Phoenix owner should stay quiet on sideline
Gareth Morgan, pull your head in.
That will be tough for someone who is outspoken about everything, but whatever is going on with Morgan and his Phoenix co-owners looks uncomfortably like fanboys who are growing impatient with their new toy.
The consortium behind the capital-based football team is upset that its team is struggling to draw crowds to Westpac Stadium.
Ricki Herbert's team has employed a predictable style of football that has kept them from the bottom of the ladder but isn't putting bottoms on the plastic fold-ups or, presumably, doing much for the club's bottom line.
So Morgan wants a more attacking style, something to pull the punters through the turnstiles, but he's an economist, who made a lot of money when Trade Me was sold, and a football fan.
To the best of my knowledge, he's never been the coach of a professional football club.
Morgan suggests that in any industry it would be crazy for the owners to sit on the sidelines and let their employees dictate the direction the business was going.
What's also crazy is management putting people in positions of responsibility and then second-guessing them.
The owners must have faith in Herbert, because they reappointed him to a two-year term. They knew what they were getting. So either they didn't spell out their intentions or Herbert has been ignoring them.
Herbert himself has played a diplomatic line publicly but you can bet there would have been a fair bit of eye-rolling going on behind closed doors.
Good managers put quality people into positions of responsibility and then show trust and faith in them by allowing them to get on with their jobs, supporting them where needed, but never meddling.
What the Phoenix owners are pushing for isn't necessarily wrong, and neither is it new.
It has echoes of the situation that faced the Highlanders earlier in these 2000s.
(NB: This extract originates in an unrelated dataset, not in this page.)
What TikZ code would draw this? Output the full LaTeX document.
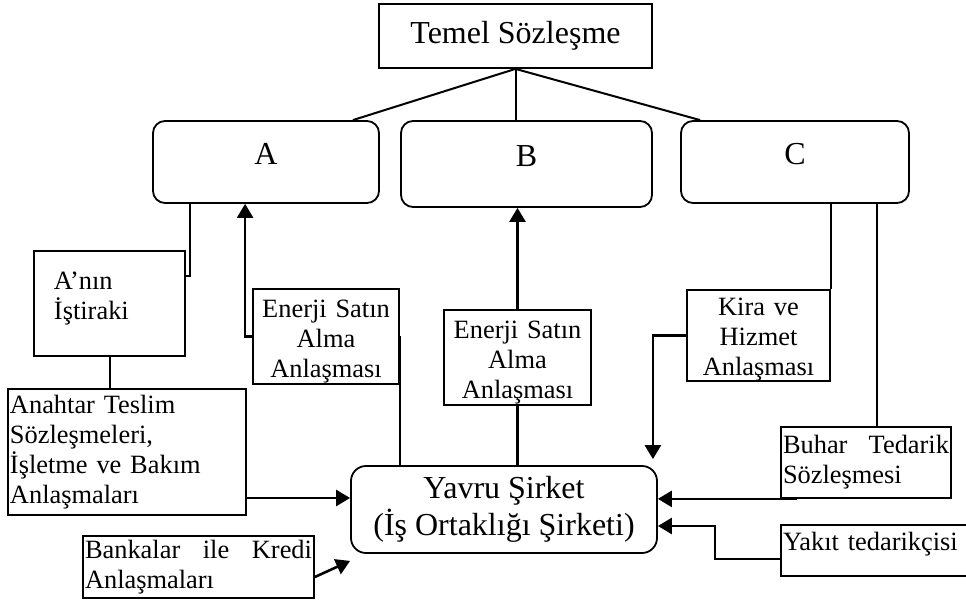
\documentclass[tikz,border=0pt]{standalone}
\usepackage{fontspec}
\setmainfont{Liberation Serif}
\usetikzlibrary{arrows.meta}
\newcommand{\txtsmall}{\fontsize{13.2}{15}\selectfont}
\newcommand{\txtbig}{\fontsize{16}{18.5}\selectfont}

\begin{document}
\begin{tikzpicture}[x=0.5pt,y=-0.5pt,
    box/.style={draw,line width=0.9pt,inner sep=1pt,font=\txtsmall},
    rbox/.style={draw,line width=0.9pt,rounded corners=6pt,font=\txtbig},
    ln/.style={line width=1pt},
    arr/.style={line width=1.3pt,-{Triangle[length=7pt,width=8pt]}}]

    \useasboundingbox (0,0) rectangle (966,603);

    % Draw top contract and partners
    \node[box,minimum width=136.5pt,minimum height=32pt,font=\txtbig] (temel) at (515.5,36) {Temel Sözleşme};
    \node[rbox,minimum width=113pt,minimum height=41pt,text depth=8pt] (A) at (266,162) {A};
    \node[rbox,minimum width=125.5pt,minimum height=43pt,text depth=8pt] (B) at (526.5,164) {B};
    \node[rbox,minimum width=114pt,minimum height=41pt,text depth=8pt] (C) at (795,162) {C};

    % Draw contract boxes
    \node[box,minimum width=75.5pt,minimum height=52.5pt,inner xsep=10pt,text width=55.5pt,align=left] (anin) at (109.5,303.5) {A’nın\\İştiraki\rule[-8pt]{0pt}{8pt}};
    \node[box,inner ysep=0pt,minimum width=73pt,minimum height=47.5pt,text width=71pt,align=center] (enerjiA) at (326,336.5) {\rule{0pt}{14pt}Enerji Satın\\Alma\\Anlaşması};
    \node[box,inner ysep=0pt,minimum width=73.5pt,minimum height=47.5pt,text width=71.5pt,align=center] (enerjiB) at (517.5,357.5) {\rule{0pt}{14pt}Enerji Satın\\Alma\\Anlaşması};
    \node[box,inner ysep=0pt,minimum width=71.5pt,minimum height=45.5pt,text width=69.5pt,align=center] (kira) at (758.5,335.5) {\rule{0pt}{13pt}Kira ve\\Hizmet\\Anlaşması};
    \node[box,minimum width=119pt,minimum height=63pt,text width=117pt,align=left] (anahtar) at (127,452) {Anahtar Teslim\\Sözleşmeleri,\\İşletme ve Bakım\\Anlaşmaları};
    \node[box,minimum width=85pt,minimum height=35.5pt,text width=83pt,align=left] (buhar) at (866,462.5) {Buhar\hspace{\fill}Tedarik\\Sözleşmesi};
    \node[box,minimum width=115.5pt,minimum height=31pt,text width=113.5pt,align=left] (bankalar) at (198.5,567) {Bankalar\hspace{\fill}ile\hspace{\fill}Kredi\\Anlaşmaları};
    \node[box,minimum width=100pt,minimum height=25.5pt,text width=98pt,align=left] (yakit) at (881,550.5) {Yakıt tedarikçisi\rule[-9pt]{0pt}{9pt}};

    % Draw subsidiary
    \node[rbox,rounded corners=7.5pt,minimum width=153pt,minimum height=43.5pt,align=center] (yavru) at (504,509.5) {Yavru Şirket\\(İş Ortaklığı Şirketi)};

    % Lines from top contract
    \draw[ln] (temel.south) -- ([xshift=-13.5pt]A.north east);
    \draw[ln] (temel.south) -- (temel.south |- B.north);
    \draw[ln] (temel.south) -- ([xshift=10pt]C.north west);

    % Left side
    \draw[ln] ([xshift=19pt]A.south west) |- ([yshift=13.75pt]anin.east);
    \draw[ln] (anin.south) -- (anin.south |- anahtar.north);
    \draw[arr] (enerjiA.west) -| ([xshift=46.5pt]A.south west);
    \draw[ln,line width=1.3pt] (enerjiA.east) -- (enerjiA.east |- yavru.north);
    \draw[arr] ([yshift=-23pt]anahtar.east) -- ([yshift=5.75pt]yavru.west);
    \draw[arr] ([yshift=-5pt]bankalar.east) -- ([yshift=-3.5pt]yavru.south west);

    % Middle
    \draw[arr] (enerjiB.north) -- (enerjiB.north |- B.south);
    \draw[ln,line width=1.3pt] (enerjiB.south) -- (enerjiB.south |- yavru.north);

    % Right side
    \draw[ln] (kira.north east) -- (kira.north east |- C.south);
    \draw[arr] (kira.west) -| ([xshift=-2.5pt,yshift=3pt]yavru.north east);
    \draw[ln] ([xshift=5.5pt]buhar.north) -- ([xshift=5.5pt]buhar.north |- C.south);
    \draw[arr] ([xshift=8.5pt]buhar.south west) -- (buhar.south west -| yavru.east);
    \draw[arr] ([yshift=-4.25pt]yakit.west) -- ++(-65,0) |- ([yshift=-8.25pt]yavru.east);
\end{tikzpicture}
\end{document}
A regular Super Rugby finalist (I swear, it's true), there were concerns among the team's powerful coterie of senior players that they were not playing an expansive enough brand of rugby to go all the way and win a title.
Although, publicly at least, Laurie Mains was talking of moving aside, the players flexed their muscle and had him thrown out anyway in favour of Greg Cooper.
Combined with a legacy of arrogant and inept management by Otago rugby officials, those actions set in motion a decade of stumbling performances on the field and financial mismanagement off it.
Morgan et al need to tread warily.
True fans, the ones who keep coming back year after year, would rather see their team win ugly than lose pretty.
And when Morgan said that defence doesn't win you the A League, he will have lost a lot of people.
Defence wins titles. Ask the Breakers, ask every team that has won a Rugby World Cup. Ask the Warriors where they went wrong this season.
Perhaps the All Blacks are the exception to this rule.
They strive, and usually succeed, in winning pretty - but they are fortunate to be in a space right now where they are quite good and a lot of the teams they are playing are not.